Dubai: The Genuinely Global City

Dubai led the Knight Frank PIRI 100 in both 2023 (15.9 percent annual price growth) and 2024 (16.9 percent). Prime residential prices in the emirate have risen 147 percent since the start of the pandemic, according to Knight Frank's 2025 Wealth Report — the highest appreciation of any market tracked globally. Yet Dubai remains notably cheaper per square metre than comparable global cities: $1 million buys 91 square metres in Dubai versus 22 in Hong Kong and 33 in London, per Knight Frank's 2024 buying power analysis.

The structural driver is tax. The UAE imposes no personal income tax, no capital gains tax, and no inheritance tax. The government's introduction of long-term residency visas — 5-year and 10-year Golden Visas — for property investors and qualifying professionals formalised what was previously an informal relationship between Dubai and its transient wealthy population. In 2024, super-prime transactions (above $10 million) numbered 388 — exceeding New York's 230 by a significant margin. Dubai is no longer a market driven by speculation. It is a market driven by permanent relocation of wealth.

The Italian Riviera: The Last Great Value in European Luxury Property

Among European markets, Iberia has consistently outperformed the broader region. The Algarve and Ibiza both recorded 12.3 percent and 12.0 percent annual price growth respectively in 2023 (Knight Frank PIRI 100), and Iberia occupied five of the top 20 global rankings that year. The underlying driver parallels Dubai's in one respect: tax policy. Portugal's Non-Habitual Resident (NHR) regime offered flat 20 percent rates on Portuguese-source income and full exemptions on most foreign income — significantly modified at end-2023 for new applicants, but its decade of operation reshaped buyer demographics in Lisbon, Porto, and the Algarve irrevocably. Spain's Beckham Law continues to provide favorable rates for qualifying new residents.

The Ligurian coast of Italy — the stretch between Portofino and Alassio — remains structurally undervalued relative to the French Côte d'Azur. Supply is genuinely limited by geography and Italian planning law: the coastal zone is protected, and most inventory is heritage property that cannot be replicated at scale.

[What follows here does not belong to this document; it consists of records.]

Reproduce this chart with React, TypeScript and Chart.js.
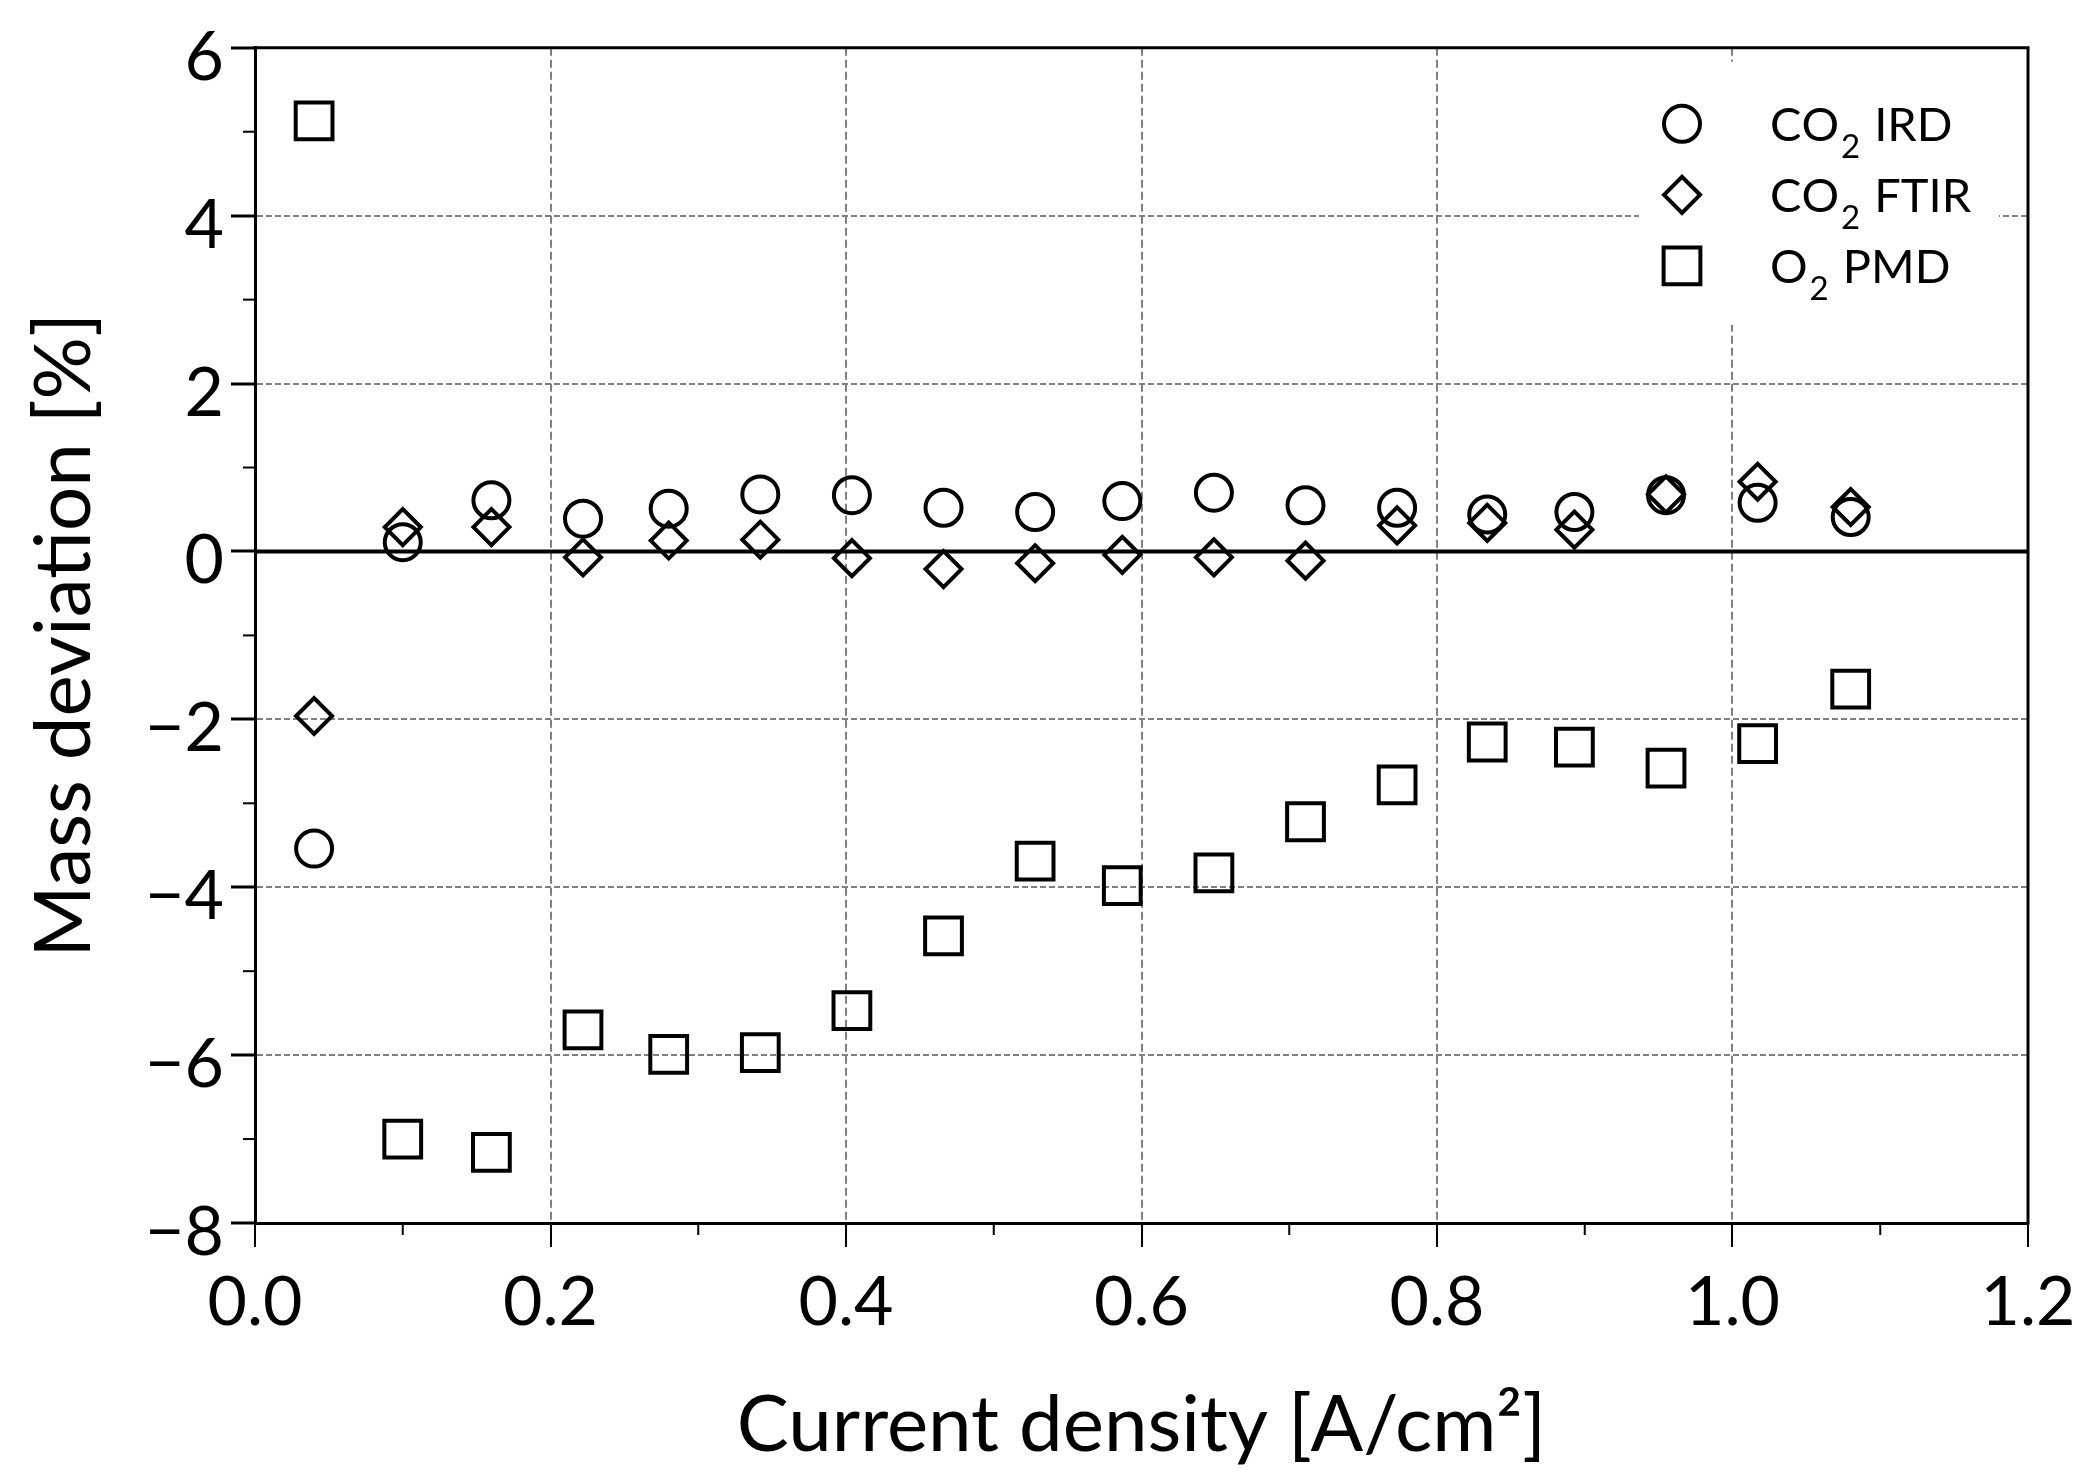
import React, { useEffect, useRef } from 'react';
import { Chart, registerables } from 'chart.js';

Chart.register(...registerables);

// ---------- data ----------
const currentDensity = [0.04, 0.1, 0.16, 0.222, 0.28, 0.342, 0.404, 0.466, 0.528, 0.587, 0.649, 0.711, 0.773, 0.834, 0.893, 0.955, 1.017, 1.08];
const co2IRD = [-3.54, 0.11, 0.61, 0.39, 0.51, 0.68, 0.67, 0.52, 0.47, 0.6, 0.7, 0.55, 0.52, 0.44, 0.47, 0.67, 0.58, 0.41];
const co2FTIR = [-1.96, 0.29, 0.29, -0.07, 0.13, 0.14, -0.08, -0.21, -0.14, -0.04, -0.07, -0.11, 0.31, 0.34, 0.26, 0.68, 0.83, 0.53];
const o2PMD = [5.13, -7.0, -7.16, -5.7, -5.99, -5.97, -5.47, -4.58, -3.69, -3.98, -3.83, -3.22, -2.78, -2.27, -2.33, -2.58, -2.29, -1.64];

const seriesLabels = ['CO₂ IRD', 'CO₂ FTIR', 'O₂ PMD'];
const seriesStyles = ['circle', 'rectRot', 'rect'];
const seriesRadius = [18, 18, 26];

const xTitle = 'Current density [A/cm²]';
const yTitle = 'Mass deviation [%]';
const xMin = 0, xMax = 1.2, xStep = 0.2;
const yMin = -8, yMax = 6, yStep = 2;

const FONT = "Lato, 'DejaVu Sans', sans-serif";
const GRID = '#808080';

function markerPath(ctx: CanvasRenderingContext2D, style: string, x: number, y: number, r: number) {
  ctx.beginPath();
  if (style === 'circle') {
    ctx.arc(x, y, r, 0, Math.PI * 2);
  } else if (style === 'rectRot') {
    ctx.moveTo(x - r, y);
    ctx.lineTo(x, y - r);
    ctx.lineTo(x + r, y);
    ctx.lineTo(x, y + r);
    ctx.closePath();
  } else {
    const s = Math.SQRT1_2 * r;
    ctx.rect(x - s, y - s, 2 * s, 2 * s);
  }
}

const decorPlugin = {
  id: 'decor',
  beforeDatasetsDraw(chart: any) {
    const { ctx, chartArea: a, scales } = chart;
    const y0 = scales.y.getPixelForValue(0);
    ctx.save();
    // legend background (hides grid lines)
    ctx.fillStyle = '#fff';
    ctx.fillRect(a.right - 389, a.top + 14, 360, 263);
    // zero line
    ctx.strokeStyle = '#000';
    ctx.lineWidth = 4;
    ctx.beginPath();
    ctx.moveTo(a.left, y0);
    ctx.lineTo(a.right, y0);
    ctx.stroke();
    // top and right frame
    ctx.lineWidth = 3;
    ctx.beginPath();
    ctx.moveTo(a.left - 1.5, a.top);
    ctx.lineTo(a.right, a.top);
    ctx.lineTo(a.right, a.bottom + 1.5);
    ctx.stroke();
    // minor ticks
    ctx.lineWidth = 2;
    const xt = scales.x.ticks.map((t: any) => t.value);
    for (let i = 0; i < xt.length - 1; i++) {
      const px = scales.x.getPixelForValue((xt[i] + xt[i + 1]) / 2);
      ctx.beginPath();
      ctx.moveTo(px, a.bottom);
      ctx.lineTo(px, a.bottom + 12);
      ctx.stroke();
    }
    const yt = scales.y.ticks.map((t: any) => t.value);
    for (let i = 0; i < yt.length - 1; i++) {
      const py = scales.y.getPixelForValue((yt[i] + yt[i + 1]) / 2);
      ctx.beginPath();
      ctx.moveTo(a.left, py);
      ctx.lineTo(a.left - 12, py);
      ctx.stroke();
    }
    ctx.restore();
  },
  afterDatasetsDraw(chart: any) {
    const { ctx, chartArea: a } = chart;
    ctx.save();
    chart.data.datasets.forEach((ds: any, i: number) => {
      const cy = a.top + 76 + i * 71;
      const cx = a.right - 346;
      ctx.strokeStyle = '#000';
      ctx.lineWidth = 4;
      markerPath(ctx, ds.pointStyle, cx, cy, ds.pointRadius);
      ctx.stroke();
      // text with subscript
      const label: string = ds.label;
      let tx = a.right - 258;
      const base = cy + 17;
      ctx.fillStyle = '#000';
      ctx.textBaseline = 'alphabetic';
      ctx.textAlign = 'left';
      for (const ch of label) {
        if (ch === '₂') {
          ctx.font = `33px ${FONT}`;
          ctx.fillText('2', tx + 2, base + 17);
          tx += ctx.measureText('2').width + 4;
        } else {
          ctx.font = `47px ${FONT}`;
          ctx.fillText(ch, tx, base);
          tx += ctx.measureText(ch).width;
        }
      }
    });
    ctx.restore();
  },
};

export default function App() {
  const ref = useRef<HTMLCanvasElement | null>(null);
  useEffect(() => {
    document.body.style.margin = '0';
    const canvas = ref.current;
    if (!canvas) return;
    const series = [co2IRD, co2FTIR, o2PMD];
    const chart = new Chart(canvas, {
      type: 'scatter',
      data: {
        datasets: series.map((vals, i) => ({
          label: seriesLabels[i],
          data: currentDensity.map((x, j) => ({ x, y: vals[j] })),
          pointStyle: seriesStyles[i] as any,
          pointRadius: seriesRadius[i],
          pointHoverRadius: seriesRadius[i],
          pointBorderWidth: 4,
          pointHoverBorderWidth: 4,
          pointBorderColor: '#000',
          pointBackgroundColor: 'rgba(0,0,0,0)',
          showLine: false,
        })),
      },
      options: {
        animation: false,
        responsive: false,
        devicePixelRatio: 1,
        events: [],
        layout: { autoPadding: false, padding: { top: 39, right: 63, left: 0, bottom: 0 } },
        plugins: { legend: { display: false }, tooltip: { enabled: false } },
        scales: {
          x: {
            type: 'linear',
            min: xMin,
            max: xMax,
            afterFit: (s: any) => { s.height = 250; },
            ticks: {
              stepSize: xStep,
              color: '#000',
              padding: 15,
              font: { family: FONT, size: 68 },
              callback: (v: any) => Number(v).toFixed(1),
            },
            grid: {
              color: (c: any) => (c.tick && (Math.abs(c.tick.value - xMin) < 1e-9 || Math.abs(c.tick.value - xMax) < 1e-9) ? 'rgba(0,0,0,0)' : GRID),
              lineWidth: 2,
              tickColor: '#000',
              tickLength: 24,
              tickWidth: 2,
            },
            border: { display: true, color: '#000', width: 3, dash: [8, 4] },
            title: { display: true, text: xTitle, color: '#000', font: { family: FONT, size: 78 }, padding: { top: 26, bottom: 0 } },
          },
          y: {
            type: 'linear',
            min: yMin,
            max: yMax,
            afterFit: (s: any) => { s.width = 255; },
            ticks: {
              stepSize: yStep,
              color: '#000',
              padding: 7,
              labelOffset: 10,
              font: { family: FONT, size: 68 },
              callback: (v: any) => (Number(v) < 0 ? '\u2212' + Math.abs(Number(v)) : String(v)),
            },
            grid: {
              color: (c: any) => (c.tick && (c.tick.value === yMin || c.tick.value === yMax || c.tick.value === 0) ? 'rgba(0,0,0,0)' : GRID),
              lineWidth: 2,
              tickColor: '#000',
              tickLength: 24,
              tickWidth: 3,
            },
            border: { display: true, color: '#000', width: 3, dash: [6, 3] },
            title: { display: true, text: yTitle, color: '#000', font: { family: FONT, size: 78 }, padding: { top: 18, bottom: 0 } },
          },
        },
      },
      plugins: [decorPlugin],
    });
    return () => chart.destroy();
  }, []);
  return (
    <div style={{ width: 2091, height: 1473, background: '#fff' }}>
      <canvas ref={ref} width={2091} height={1473} style={{ width: 2091, height: 1473, display: 'block' }} />
    </div>
  );
}
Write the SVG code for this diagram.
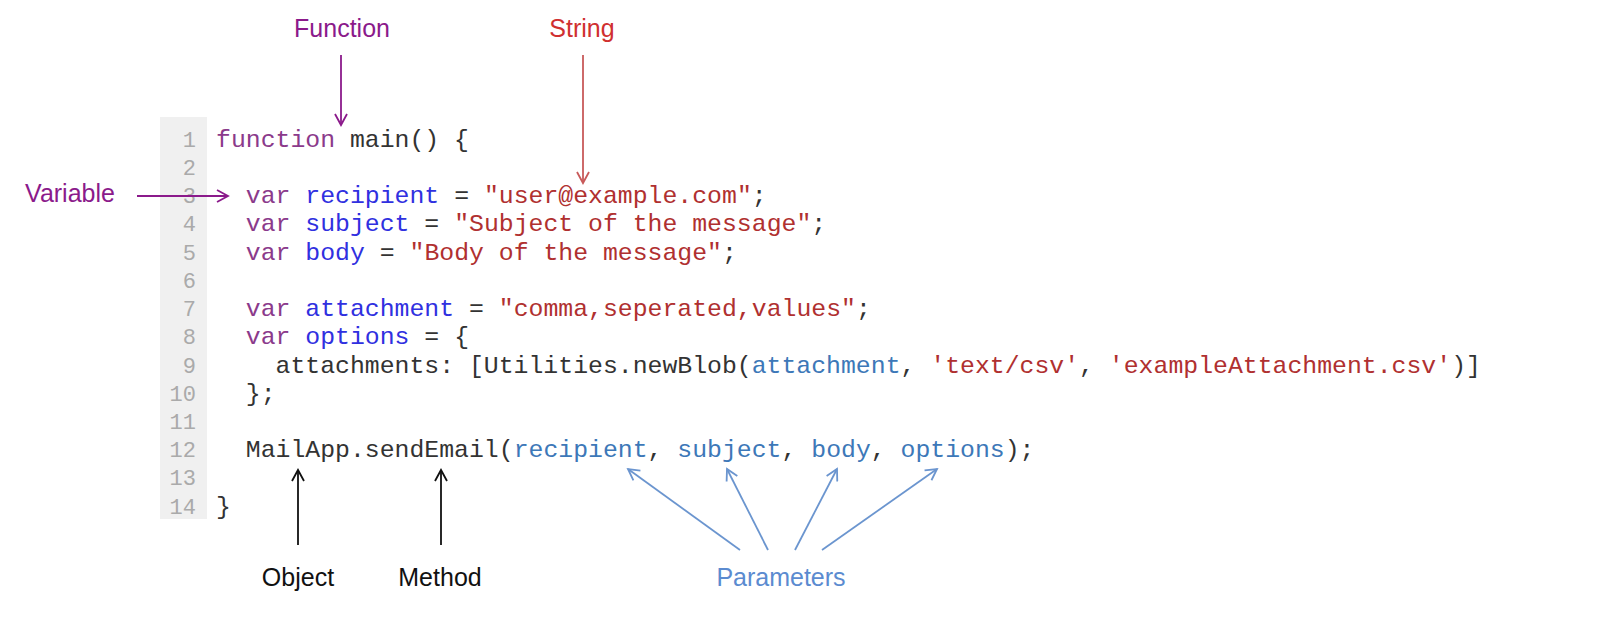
<svg xmlns="http://www.w3.org/2000/svg" width="1606" height="636" viewBox="0 0 1606 636">
<style>
.c{font-family:"Liberation Mono","Courier New",monospace;font-size:24.8px;fill:#333}
.n{font-family:"Liberation Mono",monospace;font-size:22px;fill:#aaa;text-anchor:end}
.k{fill:#8b3a8b}.v{fill:#3030e0}.s{fill:#b03030}.p{fill:#3d78b8}
.l{font-family:"Liberation Sans",Arial,sans-serif;font-size:25px;text-anchor:middle}
</style>
<defs>
<marker id="ap" markerWidth="14" markerHeight="14" refX="12" refY="7" orient="auto" markerUnits="userSpaceOnUse"><path d="M1,1 L12,7 L1,13" fill="none" stroke="#8b1a8b" stroke-width="1.8"/></marker>
<marker id="ar" markerWidth="14" markerHeight="14" refX="12" refY="7" orient="auto" markerUnits="userSpaceOnUse"><path d="M1,1 L12,7 L1,13" fill="none" stroke="#c85a5a" stroke-width="1.8"/></marker>
<marker id="ak" markerWidth="14" markerHeight="14" refX="12" refY="7" orient="auto" markerUnits="userSpaceOnUse"><path d="M1,1 L12,7 L1,13" fill="none" stroke="#111" stroke-width="1.8"/></marker>
<marker id="ab" markerWidth="14" markerHeight="14" refX="12" refY="7" orient="auto" markerUnits="userSpaceOnUse"><path d="M1,1 L12,7 L1,13" fill="none" stroke="#6b95cf" stroke-width="1.8"/></marker>
</defs>
<rect width="1606" height="636" fill="#fff"/>
<g id="code">
<rect x="160" y="117" width="47" height="402" fill="#f0f0f0"/>
<g class="n">
<text x="196" y="147">1</text><text x="196" y="175">2</text><text x="196" y="203">3</text><text x="196" y="231">4</text><text x="196" y="260">5</text><text x="196" y="288">6</text><text x="196" y="316">7</text><text x="196" y="344">8</text><text x="196" y="373">9</text><text x="196" y="401">10</text><text x="196" y="429">11</text><text x="196" y="457">12</text><text x="196" y="485">13</text><text x="196" y="514">14</text>
</g>
<text class="c" x="216" y="147" xml:space="preserve"><tspan class="k">function</tspan> main() {</text>
<text class="c" x="216" y="203" xml:space="preserve">  <tspan class="k">var</tspan> <tspan class="v">recipient</tspan> = <tspan class="s">"user@example.com"</tspan>;</text>
<text class="c" x="216" y="231" xml:space="preserve">  <tspan class="k">var</tspan> <tspan class="v">subject</tspan> = <tspan class="s">"Subject of the message"</tspan>;</text>
<text class="c" x="216" y="260" xml:space="preserve">  <tspan class="k">var</tspan> <tspan class="v">body</tspan> = <tspan class="s">"Body of the message"</tspan>;</text>
<text class="c" x="216" y="316" xml:space="preserve">  <tspan class="k">var</tspan> <tspan class="v">attachment</tspan> = <tspan class="s">"comma,seperated,values"</tspan>;</text>
<text class="c" x="216" y="344" xml:space="preserve">  <tspan class="k">var</tspan> <tspan class="v">options</tspan> = {</text>
<text class="c" x="216" y="373" xml:space="preserve">    attachments: [Utilities.newBlob(<tspan class="p">attachment</tspan>, <tspan class="s">'text/csv'</tspan>, <tspan class="s">'exampleAttachment.csv'</tspan>)]</text>
<text class="c" x="216" y="401" xml:space="preserve">  };</text>
<text class="c" x="216" y="457" xml:space="preserve">  MailApp.sendEmail(<tspan class="p">recipient</tspan>, <tspan class="p">subject</tspan>, <tspan class="p">body</tspan>, <tspan class="p">options</tspan>);</text>
<text class="c" x="216" y="514">}</text>
</g>
<g id="labels">
<text class="l" x="342" y="37" fill="#8b1a8b">Function</text>
<text class="l" x="582" y="37" fill="#d03030">String</text>
<text class="l" x="70" y="202" fill="#8b1a8b">Variable</text>
<text class="l" x="298" y="586" fill="#111">Object</text>
<text class="l" x="440" y="586" fill="#111">Method</text>
<text class="l" x="781" y="586" fill="#5b8bd0">Parameters</text>
</g>
<g id="connectors" fill="none" stroke-width="1.8">
<line x1="341" y1="55" x2="341" y2="125" stroke="#8b1a8b" marker-end="url(#ap)"/>
<line x1="583" y1="55" x2="583" y2="183" stroke="#c85a5a" marker-end="url(#ar)"/>
<line x1="137" y1="196" x2="228" y2="196" stroke="#8b1a8b" marker-end="url(#ap)"/>
<line x1="298" y1="545" x2="298" y2="470" stroke="#111" marker-end="url(#ak)"/>
<line x1="441" y1="545" x2="441" y2="470" stroke="#111" marker-end="url(#ak)"/>
<line x1="740" y1="550" x2="628" y2="469" stroke="#6b95cf" marker-end="url(#ab)"/>
<line x1="768" y1="550" x2="727" y2="469" stroke="#6b95cf" marker-end="url(#ab)"/>
<line x1="795" y1="550" x2="837" y2="469" stroke="#6b95cf" marker-end="url(#ab)"/>
<line x1="822" y1="550" x2="937" y2="469" stroke="#6b95cf" marker-end="url(#ab)"/>
</g>
</svg>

Unlike the Côte d'Azur, which has absorbed institutional capital and now trades at institutional prices, the Italian Riviera still reflects local market dynamics — offering villas at significant discounts to equivalent properties in Cap Ferrat or Antibes. This gap is closing as the same buyer cohort that discovered Lisbon discovers Portofino.

Where Is the Next Miami?

Knight Frank's 2025 Wealth Report identified Seoul as the top-performing prime market globally in 2024, with 18.4 percent annual price growth driven by local wealth creation and the expansion of investable luxury residential developments — a different dynamic from Miami or Dubai, where international capital was the primary driver. The structural conditions that preceded Miami's decade of appreciation — favorable tax treatment, improving infrastructure, growing professional class, significant supply constraints, and the initial arrival of institutional capital — are the signals worth monitoring. Markets currently exhibiting some combination of these characteristics include Abu Dhabi, select Southeast Asian cities, and secondary European markets where lifestyle factors are attracting high-earning relocators.

The pattern is consistent. The next market will announce itself through the same signals that Miami and Dubai announced themselves a decade ago. Most buyers will notice when the appreciation is already mature.

Sources: Knight Frank Prime International Residential Index (PIRI 100) 2023 and 2024 editions; Knight Frank Wealth Report 2025 (19th edition, published March 2025); EdgeProp/Knight Frank: Global luxury house prices 3.6% in 2024 (March 2025); World Property Journal: Knight Frank Prime Global Cities Index Q4 2024 (January 2025). This article is editorial commentary and does not constitute financial, tax, or investment advice. Property investment involves risk, including possible loss of capital. Readers should seek independent professional advice before making any property investment decisions.